Figure scripts
————

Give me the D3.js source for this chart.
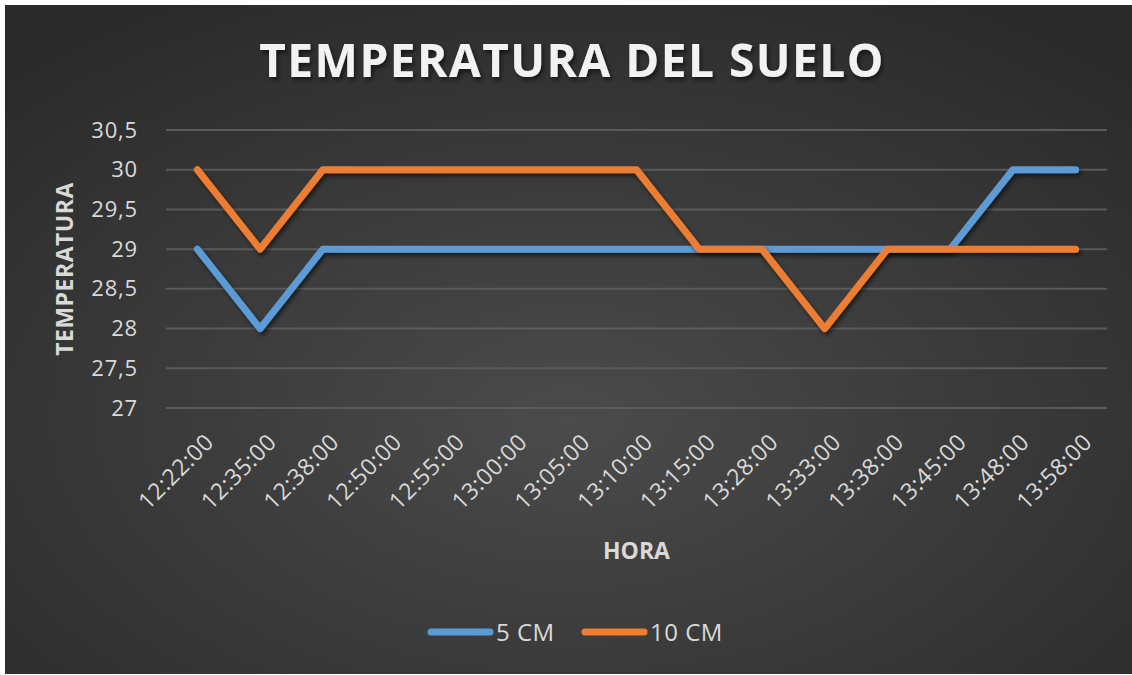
<!DOCTYPE html>
<html>
<head>
<meta charset="utf-8">
<script src="https://cdn.jsdelivr.net/npm/d3@7"></script>
<style>
  body { margin: 0; background: #fff; }
  svg text { font-family: "Open Sans", sans-serif; }
</style>
</head>
<body>
<script>
// data
var horas = ["12:22:00", "12:35:00", "12:38:00", "12:50:00", "12:55:00", "13:00:00", "13:05:00",
  "13:10:00", "13:15:00", "13:28:00", "13:33:00", "13:38:00", "13:45:00", "13:48:00", "13:58:00"];
var cm5 = [29, 28, 29, 29, 29, 29, 29, 29, 29, 29, 29, 29, 29, 30, 30];
var cm10 = [30, 29, 30, 30, 30, 30, 30, 30, 29, 29, 28, 29, 29, 29, 29];
var yTicks = [27, 27.5, 28, 28.5, 29, 29.5, 30, 30.5];
var seriesNames = ["5 CM", "10 CM"];
var seriesColors = ["#5b9bd5", "#ed7d31"];

var w = 1132, h = 675;
// plot area (note: "top" is taken by window.top)
var pLeft = 166, pRight = 1107, pTop = 130, pBottom = 408;

var svg = d3.select("body").append("svg")
  .attr("width", w)
  .attr("height", h);

var defs = svg.append("defs");
var grad = defs.append("radialGradient")
  .attr("id", "bg")
  .attr("cx", "50%").attr("cy", "62%").attr("r", "72%");
grad.append("stop").attr("offset", "0%").attr("stop-color", "#4b4b4b");
grad.append("stop").attr("offset", "100%").attr("stop-color", "#2a2a2a");

var shadow = defs.append("filter").attr("id", "shadow")
  .attr("x", "-10%").attr("y", "-10%").attr("width", "120%").attr("height", "130%");
shadow.append("feDropShadow")
  .attr("dx", 2).attr("dy", 3).attr("stdDeviation", 2)
  .attr("flood-color", "#000").attr("flood-opacity", 0.55);

// chart background (white frame left/top like the screenshot)
svg.append("rect")
  .attr("x", 5).attr("y", 5)
  .attr("width", w - 5).attr("height", h - 6)
  .attr("fill", "url(#bg)");

var x = d3.scaleBand().domain(horas).range([pLeft, pRight]);
var y = d3.scaleLinear().domain([27, 30.5]).range([pBottom, pTop]);

// gridlines
svg.append("g")
  .selectAll("line")
  .data(yTicks)
  .enter()
  .append("line")
  .attr("x1", pLeft).attr("x2", pRight)
  .attr("y1", function(d) { return y(d); })
  .attr("y2", function(d) { return y(d); })
  .attr("stroke", "#5a5a5a")
  .attr("stroke-width", 2);

// y axis labels
var yAxis = d3.axisLeft(y).tickValues(yTicks).tickSize(0).tickPadding(28)
  .tickFormat(function(d) { return String(d).replace(".", ","); });
var gy = svg.append("g").attr("transform", "translate(" + pLeft + ",0)").call(yAxis);
gy.select(".domain").remove();
gy.selectAll("text")
  .attr("fill", "#d9d9d9")
  .attr("font-size", 22)
  .attr("letter-spacing", 0.8)
  .style("font-family", "'Open Sans', sans-serif");

// x axis labels, rotated
var xAxis = d3.axisBottom(x).tickSize(0).tickPadding(0);
var gx = svg.append("g").attr("transform", "translate(0," + (pBottom + 30) + ")").call(xAxis);
gx.select(".domain").remove();
gx.selectAll("text")
  .attr("fill", "#d9d9d9")
  .attr("font-size", 23)
  .attr("letter-spacing", 0.5)
  .style("font-family", "'Open Sans', sans-serif")
  .attr("text-anchor", "end")
  .attr("dy", "0.35em")
  .attr("transform", "translate(12,0) rotate(-45)");

// lines
var line = d3.line()
  .x(function(d, i) { return x(horas[i]) + x.bandwidth() / 2; })
  .y(function(d) { return y(d); });

[cm5, cm10].forEach(function(s, i) {
  svg.append("path")
    .datum(s)
    .attr("d", line)
    .attr("fill", "none")
    .attr("stroke", seriesColors[i])
    .attr("stroke-width", 7)
    .attr("stroke-linejoin", "round")
    .attr("stroke-linecap", "round")
    .attr("filter", "url(#shadow)");
});

// title
svg.append("text")
  .attr("x", 572).attr("y", 77)
  .attr("text-anchor", "middle")
  .attr("font-size", 46)
  .attr("font-weight", "bold")
  .attr("letter-spacing", 1.5)
  .attr("fill", "#f2f2f2")
  .attr("filter", "url(#shadow)")
  .text("TEMPERATURA DEL SUELO");

// axis titles
svg.append("text")
  .attr("x", (pLeft + pRight) / 2).attr("y", 559)
  .attr("text-anchor", "middle")
  .attr("font-size", 23)
  .attr("font-weight", "bold")
  .attr("fill", "#d9d9d9")
  .text("HORA");

svg.append("text")
  .attr("transform", "translate(73," + ((pTop + pBottom) / 2) + ") rotate(-90)")
  .attr("text-anchor", "middle")
  .attr("font-size", 23)
  .attr("font-weight", "bold")
  .attr("letter-spacing", 0.5)
  .attr("fill", "#d9d9d9")
  .text("TEMPERATURA");

// legend
var legendX = [428, 582];
seriesNames.forEach(function(name, i) {
  svg.append("line")
    .attr("x1", legendX[i] + 3).attr("x2", legendX[i] + 62)
    .attr("y1", 632).attr("y2", 632)
    .attr("stroke", seriesColors[i])
    .attr("stroke-width", 7)
    .attr("stroke-linecap", "round");
  svg.append("text")
    .attr("x", legendX[i] + 68).attr("y", 641)
    .attr("font-size", 24)
    .attr("letter-spacing", 0.5)
    .attr("fill", "#d9d9d9")
    .text(name);
});
</script>
</body>
</html>
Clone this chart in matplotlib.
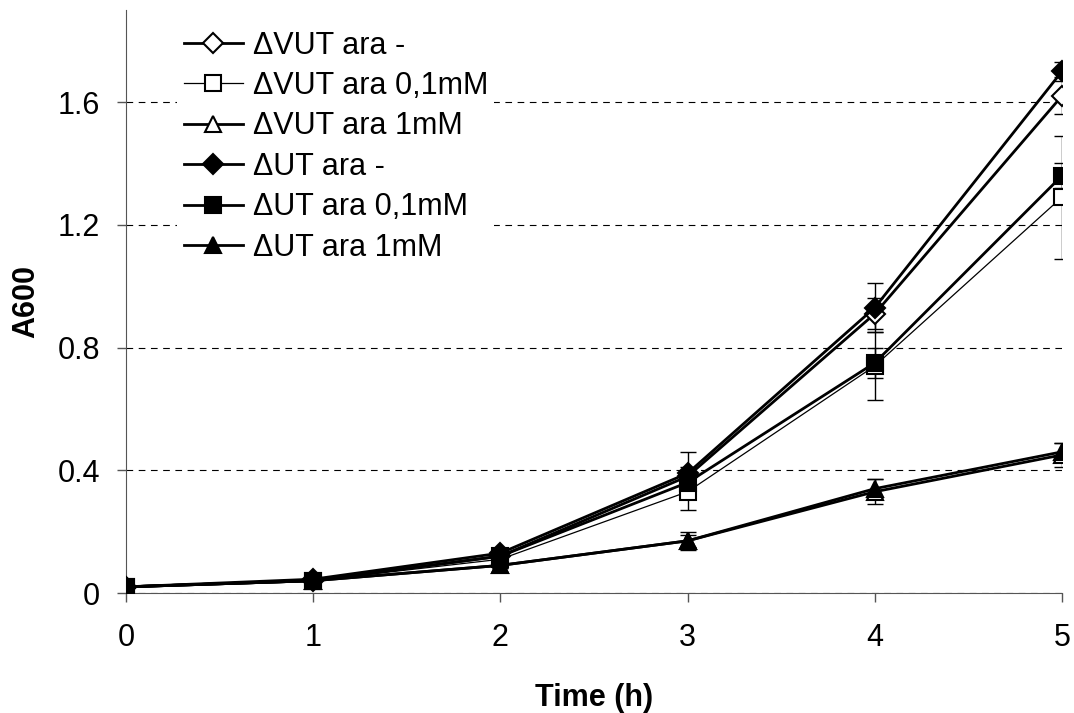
import matplotlib
matplotlib.use("Agg")
import matplotlib.pyplot as plt

plt.rcParams['font.family'] = ['Liberation Sans', 'DejaVu Sans']

time_h = [0, 1, 2, 3, 4, 5]

# A600 readings
vut_minus = [0.02, 0.04, 0.12, 0.38, 0.91, 1.62]
vut_minus_err = [0, 0, 0, 0.03, 0.05, 0.06]
vut_01 = [0.02, 0.04, 0.11, 0.33, 0.74, 1.29]
vut_01_err = [0, 0, 0.01, 0.06, 0.11, 0.20]
vut_1 = [0.02, 0.04, 0.09, 0.17, 0.33, 0.45]
vut_1_err = [0, 0, 0.01, 0.02, 0.04, 0.04]
ut_minus = [0.02, 0.045, 0.13, 0.39, 0.93, 1.70]
ut_minus_err = [0, 0, 0.01, 0.07, 0.08, 0.03]
ut_01 = [0.02, 0.04, 0.12, 0.36, 0.75, 1.36]
ut_01_err = [0, 0, 0.01, 0.03, 0.05, 0.04]
ut_1 = [0.02, 0.04, 0.09, 0.17, 0.34, 0.46]
ut_1_err = [0, 0, 0.01, 0.03, 0.03, 0.03]

labels = ['\u0394VUT ara -', '\u0394VUT ara 0,1mM', '\u0394VUT ara 1mM',
          '\u0394UT ara -', '\u0394UT ara 0,1mM', '\u0394UT ara 1mM']

fig = plt.figure(figsize=(10.74, 7.13), dpi=100)
ax = fig.add_axes([0.1173, 0.1683, 0.8715, 0.8177])

series = [
    (vut_minus, vut_minus_err, 'D', 'white', 2.0, 10),
    (vut_01, vut_01_err, 's', 'white', 0.9, 11),
    (vut_1, vut_1_err, '^', 'white', 2.0, 11),
    (ut_minus, ut_minus_err, 'D', 'black', 2.0, 10),
    (ut_01, ut_01_err, 's', 'black', 2.0, 11),
    (ut_1, ut_1_err, '^', 'black', 2.0, 11),
]

for (vals, errs, mk, fc, lw, ms), lab in zip(series, labels):
    ax.errorbar(time_h, vals, yerr=errs, fmt='none', ecolor='black',
                elinewidth=1, capsize=6, capthick=1, zorder=3)
    ax.plot(time_h, vals, color='black', lw=lw, marker=mk, markersize=ms,
            markerfacecolor=fc, markeredgecolor='black', markeredgewidth=1.5,
            label=lab, zorder=4)

ax.set_xlim(0, 5)
ax.set_ylim(0, 1.9)
ax.set_xticks([0, 1, 2, 3, 4, 5])
ax.set_yticks([0, 0.4, 0.8, 1.2, 1.6])
ax.set_yticklabels(['0', '0.4', '0.8', '1.2', '1.6'])
ax.yaxis.grid(True, linestyle=(0, (6, 5)), color='black', lw=0.8)
ax.set_axisbelow(True)

for s in ['top', 'right']:
    ax.spines[s].set_visible(False)
for s in ['left', 'bottom']:
    ax.spines[s].set_color('#555555')
ax.tick_params(direction='out', length=6.5, width=1, color='#555555',
               labelsize=22)
ax.tick_params(axis='y', pad=12)
ax.tick_params(axis='x', pad=15)

ax.set_xlabel('Time (h)', fontsize=22, fontweight='bold', labelpad=22)
ax.set_ylabel('A600', fontsize=22, fontweight='bold', labelpad=12)

leg = ax.legend(loc='upper left', bbox_to_anchor=(0.055, 0.975), fontsize=22,
                frameon=True, framealpha=1, edgecolor='white',
                handlelength=1.93, handletextpad=0.33, labelspacing=0.34,
                borderpad=0.2, borderaxespad=0)
leg.get_frame().set_linewidth(0)

fig.savefig('out.png', dpi=100)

————

- _Task directions_:
Start at the line above containing "Clone this chart in matplotlib." and stop at the line containing "ax = fig.add_axes([0.1173, 0.1683, 0.8715, 0.8177])": print those lines and everything between them exactly, but not the pictures.

- _Full output_:
Clone this chart in matplotlib.
import matplotlib
matplotlib.use("Agg")
import matplotlib.pyplot as plt

plt.rcParams['font.family'] = ['Liberation Sans', 'DejaVu Sans']

time_h = [0, 1, 2, 3, 4, 5]

# A600 readings
vut_minus = [0.02, 0.04, 0.12, 0.38, 0.91, 1.62]
vut_minus_err = [0, 0, 0, 0.03, 0.05, 0.06]
vut_01 = [0.02, 0.04, 0.11, 0.33, 0.74, 1.29]
vut_01_err = [0, 0, 0.01, 0.06, 0.11, 0.20]
vut_1 = [0.02, 0.04, 0.09, 0.17, 0.33, 0.45]
vut_1_err = [0, 0, 0.01, 0.02, 0.04, 0.04]
ut_minus = [0.02, 0.045, 0.13, 0.39, 0.93, 1.70]
ut_minus_err = [0, 0, 0.01, 0.07, 0.08, 0.03]
ut_01 = [0.02, 0.04, 0.12, 0.36, 0.75, 1.36]
ut_01_err = [0, 0, 0.01, 0.03, 0.05, 0.04]
ut_1 = [0.02, 0.04, 0.09, 0.17, 0.34, 0.46]
ut_1_err = [0, 0, 0.01, 0.03, 0.03, 0.03]

labels = ['\u0394VUT ara -', '\u0394VUT ara 0,1mM', '\u0394VUT ara 1mM',
          '\u0394UT ara -', '\u0394UT ara 0,1mM', '\u0394UT ara 1mM']

fig = plt.figure(figsize=(10.74, 7.13), dpi=100)
ax = fig.add_axes([0.1173, 0.1683, 0.8715, 0.8177])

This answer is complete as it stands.